Besides this, our co-partitioning technique requires to use graph partitioning with fixed vertices, that raises serious issues with state-of-the-art software, that are classically based on the well-known recursive bisection paradigm (RB). Indeed, the RB method often fails to produce partitions of good quality. To overcome this issue, we propose a new direct k-way greedy graph growing algorithm, called KGGGP, that overcomes this issue and succeeds to produce partition with better quality than RB while respecting the constraint of fixed vertices. Experimental results compare KGGGP against state-of-the-art methods, such as Scotch, for real-life graphs available from the popular DIMACS'10 collection.

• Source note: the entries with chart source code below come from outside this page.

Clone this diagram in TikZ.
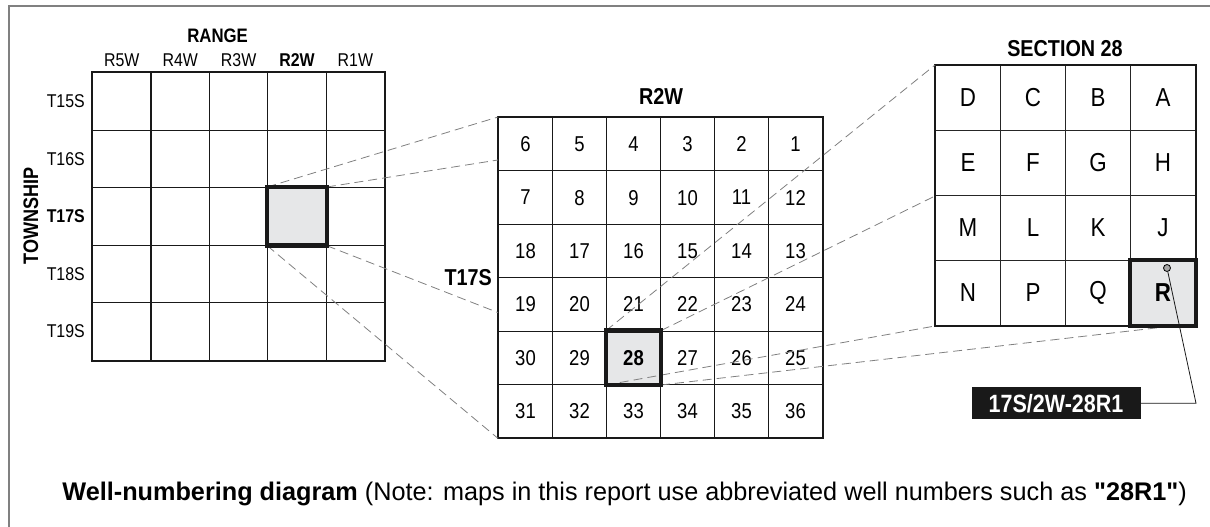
\documentclass[tikz,border=0pt]{standalone}
\usepackage{fontspec}
\setmainfont{Liberation Sans}[FakeStretch=0.86]
\newfontfamily\capfont{Liberation Sans}[Ligatures=TeXOff, FakeStretch=0.99]
\usetikzlibrary{positioning,calc}
\definecolor{cellgray}{RGB}{230,231,232}
\definecolor{leadgray}{RGB}{128,128,128}

\begin{document}
\begin{tikzpicture}[x=1pt,y=-1pt]
    \tikzset{
        twcell/.style = {draw=black!90, line width=1.2pt, minimum width=58.4pt, minimum height=57.5pt, inner sep=0pt, anchor=north west},
        seccell/.style = {draw=black!90, line width=1pt, minimum width=54pt, minimum height=53.4pt, inner sep=0pt, anchor=north west, font=\fontsize{21.5}{21.5}\selectfont},
        qcell/.style = {draw=black!85, line width=1pt, minimum width=65pt, minimum height=65pt, inner sep=0pt, anchor=north west, font=\fontsize{26}{26}\selectfont},
        tw-4-3/.style = {fill=cellgray},
        s28/.style = {fill=cellgray, font=\bfseries\fontsize{21.5}{21.5}\selectfont},
        qR/.style = {fill=cellgray, font=\bfseries\fontsize{26}{26}\selectfont},
        hilite/.style = {draw=black!90, line width=4.5pt},
        lbl/.style = {font=\fontsize{18.5}{18.5}\selectfont, inner sep=0pt},
        lblb/.style = {font=\bfseries\fontsize{19.5}{19.5}\selectfont, inner sep=0pt},
        head/.style = {font=\bfseries\fontsize{23}{23}\selectfont, inner sep=0pt},
        zoomline/.style = {draw=leadgray, line width=0.8pt, dash pattern=on 9pt off 5pt}
    }
    \useasboundingbox (0,0) rectangle (1210,527);
    \draw[leadgray, line width=1.2pt] (9,527) -- (9,6) -- (1210,6);

    \foreach \c in {1,...,5}
        \foreach \r in {1,...,5}
            \node[twcell, tw-\c-\r/.try] (tw-\c-\r) at ({92+58.4*(\c-1)},{72+57.5*(\r-1)}) {};
    \draw[black!90, line width=1.6pt] (tw-1-1.north west) rectangle (tw-5-5.south east);

    \foreach \c/\t in {1/R5W,2/R4W,3/R3W,4/\textbf{R2W},5/R1W}
        \node[lbl, above=5pt of tw-\c-1.north] (rng-\c) {\t};
    \node[lblb, above=11pt of rng-3.north, xshift=-21pt] (range) {RANGE};
    \foreach \r/\t in {1/T15S,2/T16S,3/\textbf{T17S},4/T18S,5/T19S}
        \node[lbl, left=7pt of tw-1-\r.west] (tsp-\r) {\t};
    \node[lblb, font=\bfseries\fontsize{21}{21}\selectfont, rotate=90] (township) at (31,216) {TOWNSHIP};

    \foreach \r in {1,...,6}
        \foreach \c in {1,...,6} {
            \pgfmathtruncatemacro{\n}{isodd(\r) ? 6*(\r-1)+7-\c : 6*(\r-1)+\c}
            \node[seccell, s\n/.try] (s\n) at ({498+54*(\c-1)},{117+53.4*(\r-1)}) {\n};
        }
    \draw[black!90, line width=1.6pt] (s6.north west) rectangle (s36.south east);
    \node[head, above=12pt of s4.north east] (r2w) {R2W};
    \node[head, anchor=east] (t17s) at ($(s19.north west)+(-6,0)$) {T17S};

    \foreach \t [count=\i from 0] in {D,C,B,A,E,F,G,H,M,L,K,J,N,P,Q,R} {
        \pgfmathtruncatemacro{\qc}{mod(\i,4)}
        \pgfmathtruncatemacro{\qr}{div(\i,4)}
        \node[qcell, q\t/.try] (q\t) at ({935+65*\qc},{65+65*\qr}) {\t};
    }
    \draw[black!90, line width=1.6pt] (qD.north west) rectangle (qR.south east);
    \node[head, above=8pt of qB.north west] (sec28) {SECTION 28};

    \draw[zoomline] (tw-4-3.north west) -- (s6.north west);
    \draw[zoomline] (tw-4-3.north east) -- ($(s6.north west)!0.79!(s6.south west)$);
    \draw[zoomline] (tw-4-3.south east) -- ($(s19.north west)!0.65!(s19.south west)$);
    \draw[zoomline] (tw-4-3.south west) -- (s31.south west);

    \draw[zoomline] (s28.north west) -- (qD.north west);
    \draw[zoomline] (s28.north east) -- (qE.south west);
    \draw[zoomline] (s28.south west) -- (qN.south west);
    \draw[zoomline] (s28.south east) -- ($(qR.south)+(10,0)$);

    \draw[hilite] (tw-4-3.north west) rectangle (tw-4-3.south east);
    \draw[hilite] (s28.north west) rectangle (s28.south east);
    \draw[hilite] (qR.north west) rectangle (qR.south east);

    \node[circle, draw=black, fill=leadgray!70, line width=0.8pt, minimum size=7pt, inner sep=0pt] (well) at ($(qR.north)+(4,8)$) {};
    \node[fill=black!90, text=white, font=\bfseries\fontsize{25}{25}\selectfont, minimum width=169pt, minimum height=32pt, inner sep=0pt] (wellno) at (1056,403.3) {17S/2W-28R1};
    \coordinate (bend) at (wellno.east -| qR.east);
    \draw[black!90, line width=0.8pt] (well) -- (bend) -- (wellno.east);

    \node[anchor=base east, inner sep=0pt, font=\capfont\fontsize{25.5}{25.5}\selectfont] (caption) at (1187,500) {\textbf{Well-numbering diagram} (Note: maps in this report use abbreviated well numbers such as \textbf{"28R1"})};
\end{tikzpicture}
\end{document}
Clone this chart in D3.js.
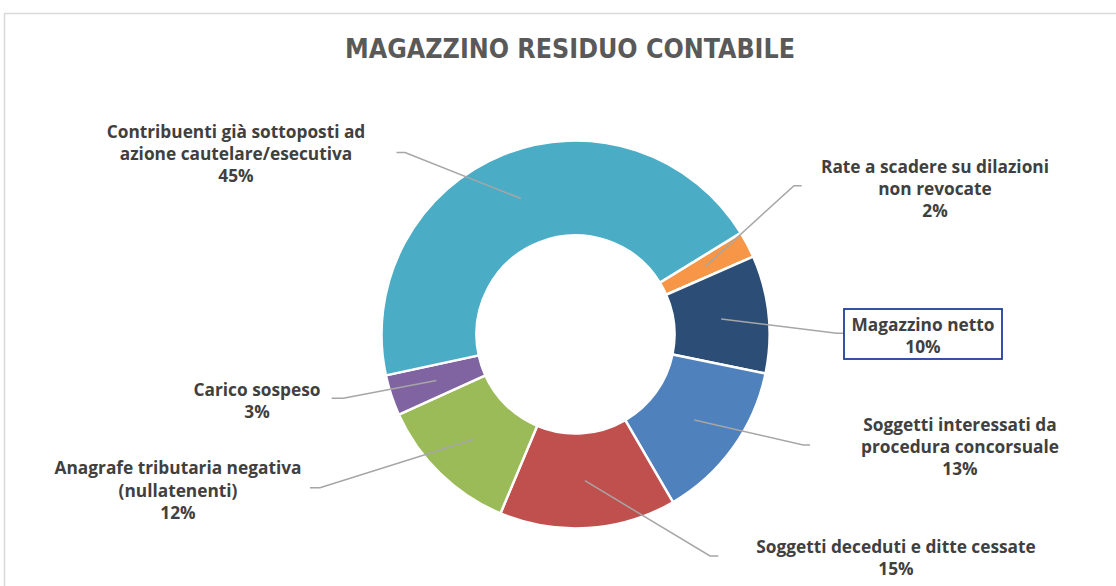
<!DOCTYPE html>
<html>
<head>
<meta charset="utf-8">
<script src="https://cdn.jsdelivr.net/npm/d3@7"></script>
<style>
	html, body { margin: 0; padding: 0; background: #ffffff; }
	svg { display: block; }
	.lbl { font-family: "Open Sans", Lato, sans-serif; font-weight: 700; fill: #404040; }
</style>
</head>
<body>
<svg id="chart" width="1116" height="586"></svg>
<script>
// data (clockwise, starting from the orange slice)
const categories = [
	'Rate a scadere su dilazioni non revocate',
	'Magazzino netto',
	'Soggetti interessati da procedura concorsuale',
	'Soggetti deceduti e ditte cessate',
	'Anagrafe tributaria negativa (nullatenenti)',
	'Carico sospeso',
	'Contribuenti già sottoposti ad azione cautelare/esecutiva'
];
const values = [2.2, 9.8, 13.4, 14.7, 11.9, 3.4, 44.6];
const labelLines = [
	['Rate a scadere su dilazioni', 'non revocate'],
	['Magazzino netto'],
	['Soggetti interessati da', 'procedura concorsuale'],
	['Soggetti deceduti e ditte cessate'],
	['Anagrafe tributaria negativa', '(nullatenenti)'],
	['Carico sospeso'],
	['Contribuenti già sottoposti ad', 'azione cautelare/esecutiva']
];
const colors = ['#F79646', '#2C4D75', '#4F81BD', '#C0504D', '#9BBB59', '#8064A2', '#4BACC6'];
const title = 'MAGAZZINO RESIDUO CONTABILE';

// label placement: text centre x, first line y, leader elbow and end
const labelPos = [
	{x: 935, y: 166, ex: 794, ey: 185.7, lx: 801.7},
	{x: 923, y: 324.3, ex: 836.7, ey: 333.3, lx: 844, box: [844, 309, 158, 50]},
	{x: 960, y: 424.3, ex: 803.3, ey: 445, lx: 810},
	{x: 896, y: 546, ex: 710, ey: 556, lx: 718.3},
	{x: 178, y: 467.7, ex: 320, ey: 487.7, lx: 310},
	{x: 257, y: 389.3, ex: 343.3, ey: 398.3, lx: 331.7},
	{x: 236, y: 131, ex: 405, ey: 152.5, lx: 396.5}
];

const width = 1116, height = 586;
const cx = 575.5, cy = 334.5;
const outerR = 194, innerR = 99;
const lineH = 22.3;
const startDeg = 58.4;

const svg = d3.select('#chart');

// chart area border
svg.append('rect')
	.attr('x', 4.5).attr('y', 13.5)
	.attr('width', width + 20).attr('height', height + 20)
	.attr('fill', 'none')
	.attr('stroke', '#d9d9d9')
	.attr('stroke-width', 1.5);

svg.append('text')
	.attr('x', 570).attr('y', 48)
	.attr('text-anchor', 'middle')
	.attr('dominant-baseline', 'central')
	.attr('textLength', 450)
	.attr('lengthAdjust', 'spacingAndGlyphs')
	.style('font-family', '"Liberation Sans Narrow", "DejaVu Sans Condensed", sans-serif')
	.style('font-weight', 700)
	.style('font-size', '27px')
	.style('fill', '#595959')
	.text(title);

const total = d3.sum(values);
const start = startDeg * Math.PI / 180;
const pie = d3.pie().sort(null).value(d => d)
	.startAngle(start).endAngle(start + 2 * Math.PI);
const arcs = pie(values);
const arc = d3.arc().innerRadius(innerR).outerRadius(outerR);

const g = svg.append('g').attr('transform', `translate(${cx},${cy})`);

g.selectAll('path.slice')
	.data(arcs)
	.enter()
	.append('path')
	.attr('class', 'slice')
	.attr('d', arc)
	.attr('fill', (d, i) => colors[i])
	.attr('stroke', '#ffffff')
	.attr('stroke-width', 2.5);

// leader lines, from slice centroid to the label
const leaders = svg.append('g');
arcs.forEach((d, i) => {
	const c = arc.centroid(d);
	const p = labelPos[i];
	leaders.append('polyline')
		.attr('points', `${cx + c[0]},${cy + c[1]} ${p.ex},${p.ey} ${p.lx},${p.ey}`)
		.attr('fill', 'none')
		.attr('stroke', '#a6a6a6')
		.attr('stroke-width', 1.5);
});

// labels
const labels = svg.append('g');
arcs.forEach((d, i) => {
	const p = labelPos[i];
	if (p.box) {
		labels.append('rect')
			.attr('x', p.box[0]).attr('y', p.box[1])
			.attr('width', p.box[2]).attr('height', p.box[3])
			.attr('fill', '#ffffff')
			.attr('stroke', '#1F3F99')
			.attr('stroke-width', 1.8);
	}
	const lines = labelLines[i].concat([Math.round(values[i] / total * 100) + '%']);
	const t = labels.append('text')
		.attr('class', 'lbl')
		.attr('text-anchor', 'middle')
		.style('font-size', '17.3px');
	lines.forEach((s, k) => {
		t.append('tspan')
			.attr('x', p.x)
			.attr('y', p.y + k * lineH)
			.attr('dominant-baseline', 'central')
			.text(s);
	});
});
</script>
</body>
</html>
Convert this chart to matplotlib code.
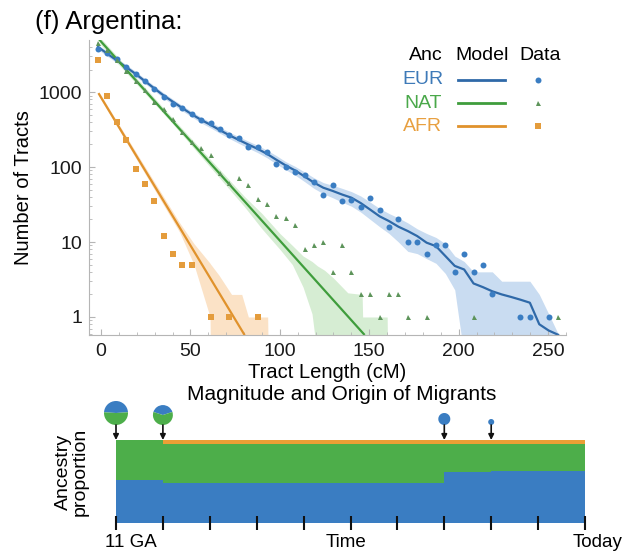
import numpy as np
import matplotlib.pyplot as plt
from matplotlib.patches import Wedge
from matplotlib.ticker import FixedLocator, LogLocator, NullFormatter, MultipleLocator

plt.rcParams['font.family'] = ['Liberation Sans', 'DejaVu Sans']
nan = np.nan

# tract length bins (cM)
bins = np.arange(50) * 5.25 - 1.7

# observed tract counts per bin
eur_data = [3730, 3300, 2740, 2170, 1740, 1400, 1090, 870, 690, 620,
            505, 425, 390, 318, 270, 245, 187, 187, 157, 110,
            100, 87, 79, 64, 42, 57, 35.5, 36, 29.5, 39,
            27, 16, 20, 10, 10, 7, 9, 9, 4, 7,
            4, 5, 2, nan, nan, 1, 1, nan, 1, nan]
nat_data = [4500, 3650, 2680, 1900, 1400, 1060, 745, 590, 435, 295,
            218, 177, 143, 83, 62, 71, 57, 38, 32, 22,
            21, 17, 8, 9, 10, 4, 9, 4, 2, 2,
            1, 2, 2, 1, nan, 1, nan, nan, nan, nan,
            1, nan, nan, nan, nan, nan, nan, nan, nan, 1]
afr_data = [2700, 880, 400, 230, 94, 59, 35, 12, 7, 5,
            5, nan, 1, nan, 1, nan, nan, 1]

# model predictions and confidence bands
eur_model = [4000, 3250, 2650, 2150, 1750, 1400, 1120, 900, 740, 610,
             505, 425, 365, 310, 265, 230, 200, 175, 150, 125,
             105, 90, 75, 62, 53, 48, 43, 39, 33, 27,
             22, 19, 16, 14, 12, 9.8, 8.8, 6.5, 4.8, 4.3,
             2.8, 2.5, 2.2, 2.0, 1.85, 1.7, 1.55, 0.8, 0.66, 0.58]
eur_upper = [4300, 3500, 2850, 2320, 1890, 1510, 1210, 975, 800, 660,
             548, 460, 398, 340, 292, 254, 222, 195, 168, 142,
             118, 102, 86, 72, 62, 57, 52, 47, 41, 34,
             28, 24, 21, 18, 15, 13, 11.5, 9.5, 6.5, 5.5,
             4, 4, 4, 3, 3, 3, 3, 2, 1.1, 0.6]
eur_lower = [3700, 3000, 2460, 1990, 1620, 1300, 1040, 830, 680, 560,
             465, 388, 333, 282, 240, 207, 179, 156, 133, 110,
             92, 78, 64, 52, 44, 39, 34, 30, 25, 20,
             16, 13, 10, 7.5, 7, 6, 5.2, 3.8, 2.3, 0.3,
             0.3, 0.3, 0.3, 0.3, 0.3, 0.3, 0.3, 0.3, 0.3, 0.3]

nat_model_x = [-0.6, 147]
nat_model = [4900, 0.59]
nat_band_x = [-0.6, 40, 80, 90, 100, 107, 113, 118, 121, 125, 130, 138, 146, 146.3, 160, 160.3]
nat_lower = [4400, 380, 30, 15, 8, 5, 2.5, 1.1, 0.3, 0.3, 0.3, 0.3, 0.3, 0.3, 0.3, 0.3]
nat_upper = [5400, 450, 41, 24, 13, 9, 6.5, 5.5, 4.8, 4.2, 3.3, 2.1, 2, 1, 1, 0.3]

afr_model_x = [-1.1, 80]
afr_model = [940, 0.59]
afr_band_x = [-1.1, 20, 44, 52, 61, 61.2, 66, 73, 78.7, 82.4, 93.2, 93.5]
afr_lower = [880, 125, 13.5, 5, 1.0, 0.3, 0.3, 0.3, 0.3, 0.3, 0.3, 0.3]
afr_upper = [1000, 152, 18, 9.5, 5.2, 5.1, 3.6, 2, 2, 1, 1, 0.3]

# ancestry proportions through time (11 GA -> today)
time_edges = [0, 1, 7, 8, 10]
eur_prop = [0.52, 0.485, 0.62, 0.63, 0.63]
nat_prop = [0.48, 0.47, 0.335, 0.325, 0.325]
afr_prop = [0.0, 0.045, 0.045, 0.045, 0.045]

# migrant pulses
pulse_time = [0, 1, 7, 8]
pulse_size = [1.0, 0.69, 0.25, 0.0625]
pulse_eur = [0.48, 0.40, 1.0, 1.0]
pulse_nat = [0.52, 0.60, 0.0, 0.0]

blue = '#3a7dc2'
green = '#4dae4a'
orange = '#eb9f35'

fig = plt.figure(figsize=(6.41, 5.54), dpi=100)

# ---- tract length distribution
ax = fig.add_axes([89/641, 219/554, 477/641, 295/554])
ax.set_yscale('log')

ax.fill_between(bins, eur_lower, eur_upper, color='#c9dcf1', lw=0, zorder=1)
ax.fill_between(nat_band_x, nat_lower, nat_upper, color='#d6edd3', lw=0, zorder=1)
ax.fill_between(afr_band_x, afr_lower, afr_upper, color='#fbe2c6', lw=0, zorder=1)

ax.plot(bins, eur_model, color='#2f69a8', lw=1.6, zorder=2)
ax.plot(nat_model_x, nat_model, color='#3f9d3c', lw=1.6, zorder=2)
ax.plot(afr_model_x, afr_model, color='#e0922c', lw=1.6, zorder=2)

ax.plot(bins, eur_data, 'o', color=blue, ms=4.3, mew=0, zorder=3)
ax.plot(bins, nat_data, '^', color='#5d945a', ms=3.6, mew=0, zorder=3)
ax.plot(bins[:len(afr_data)], afr_data, 's', color='#e49c3c', ms=3.8, mew=0, zorder=3)

ax.set_xlim(-6.7, 260)
ax.set_ylim(0.575, 4950)
ax.yaxis.set_major_locator(FixedLocator([1, 10, 100, 1000]))
ax.set_yticklabels(['1', '10', '100', '1000'])
ax.yaxis.set_minor_locator(LogLocator(base=10, subs=np.arange(2, 10)))
ax.yaxis.set_minor_formatter(NullFormatter())
ax.set_xticks([0, 50, 100, 150, 200, 250])
ax.xaxis.set_minor_locator(MultipleLocator(10))

for s in ['top', 'right']:
    ax.spines[s].set_visible(False)
for s in ['left', 'bottom']:
    ax.spines[s].set_color('#b5b5b5')
    ax.spines[s].set_linewidth(0.8)
ax.tick_params(which='both', direction='in', color='#b5b5b5', labelsize=14, labelcolor='#1a1a1a')
ax.tick_params(which='major', length=4)
ax.tick_params(which='minor', length=2.5)
ax.tick_params(axis='x', pad=6)
ax.tick_params(axis='y', pad=5)

ax.set_xlabel('Tract Length (cM)', fontsize=14.5, labelpad=2)
ax.set_ylabel('Number of Tracts', fontsize=14.5, labelpad=4)

# legend table
ax.text(0.706, 0.949, 'Anc', transform=ax.transAxes, ha='center', va='center', fontsize=14)
ax.text(0.824, 0.949, 'Model', transform=ax.transAxes, ha='center', va='center', fontsize=14)
ax.text(0.945, 0.949, 'Data', transform=ax.transAxes, ha='center', va='center', fontsize=14)
leg_rows = [('EUR', '#3e7ab8', '#2f69a8', blue, 'o', 4.3, 0.866),
            ('NAT', '#4aa84a', '#3f9d3c', '#5d945a', '^', 3.6, 0.786),
            ('AFR', '#e8a040', '#e0922c', '#e49c3c', 's', 3.8, 0.707)]
for name, tc, lc, mc, mk, ms, yy in leg_rows:
    ax.text(0.700, yy, name, transform=ax.transAxes, ha='center', va='center', fontsize=14, color=tc)
    ax.plot([0.774, 0.872], [yy, yy], transform=ax.transAxes, color=lc, lw=2, clip_on=False)
    ax.plot([0.941], [yy], mk, transform=ax.transAxes, color=mc, ms=ms, mew=0, clip_on=False)

fig.text(35/641, 532/554, '(f) Argentina:', fontsize=18.5, ha='left', va='center')

# ---- ancestry through time
ax2 = fig.add_axes([116/641, 31/554, 469/641, 83/554])
eur_top = np.array(eur_prop)
nat_top = eur_top + np.array(nat_prop)
afr_top = nat_top + np.array(afr_prop)
ax2.fill_between(time_edges, 0, eur_top, step='post', color=blue, lw=0)
ax2.fill_between(time_edges, eur_top, nat_top, step='post', color=green, lw=0)
ax2.fill_between(time_edges, nat_top, afr_top, step='post', color=orange, lw=0)
ax2.set_xlim(0, 10)
ax2.set_ylim(0, 1)
ax2.set_xticks(range(11))
ax2.set_xticklabels([])
ax2.set_yticks([])
for s in ax2.spines.values():
    s.set_visible(False)
ax2.tick_params(axis='x', direction='inout', length=10, width=1.5, color='#111111')

ax2.text(0.032, -0.23, '11 GA', transform=ax2.transAxes, ha='center', va='center', fontsize=13.5)
ax2.text(0.49, -0.23, 'Time', transform=ax2.transAxes, ha='center', va='center', fontsize=13.5)
ax2.text(1.026, -0.23, 'Today', transform=ax2.transAxes, ha='center', va='center', fontsize=13.5)
fig.text(72/641, 82/554, 'Ancestry\nproportion', rotation=90, ha='center', va='center',
         fontsize=14, linespacing=1.0)
fig.text(342/641, 159/554, 'Magnitude and Origin of Migrants', ha='center', va='center', fontsize=15)

# pies for the pulses, placed from the time axis
ov = fig.add_axes([0, 0, 1, 1], zorder=5)
ov.set_xlim(0, 641)
ov.set_ylim(0, 554)
ov.axis('off')
for t, m, fe, fn in zip(pulse_time, pulse_size, pulse_eur, pulse_nat):
    cx, ytop = ax2.transData.transform((t, 1.0))
    r = 12 * np.sqrt(m)
    cy = ytop + 15 + r
    a1 = 90 - 180 * fe
    a2 = 90 + 180 * fe
    if fe > 0:
        ov.add_patch(Wedge((cx, cy), r, a1, a2, color=blue, lw=0))
    if fn > 0:
        ov.add_patch(Wedge((cx, cy), r, a2, a2 + 360 * fn, color=green, lw=0))
    ov.annotate('', xy=(cx, ytop), xytext=(cx, ytop + 15),
                arrowprops=dict(arrowstyle='-|>', color='#111111', lw=1.2,
                                mutation_scale=8, shrinkA=0, shrinkB=0))

fig.savefig('out.png', dpi=100)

Load balancing strategies for hybrid sparse linear solvers

Graph handling and partitioning play a central role in the activity described here but also in other numerical techniques detailed in sparse linear algebra Section. The Nested Dissection is now a well-known heuristic for sparse matrix ordering to both reduce the fill-in during numerical factorization and to maximize the number of independent computation tasks. By using the block data structure induced by the partition of separators of the original graph, very efficient parallel block solvers have been designed and implemented according to super-nodal or multi-frontal approaches. Considering hybrid methods mixing both direct and iterative solvers such as HIPS or MaPHyS, obtaining a domain decomposition leading to a good balancing of both the size of domain interiors and the size of interfaces is a key point for load balancing and efficiency in a parallel context.

We intend to revisit some well-known graph partitioning techniques in the light of the hybrid solvers and design new algorithms to be tested in the Scotch package.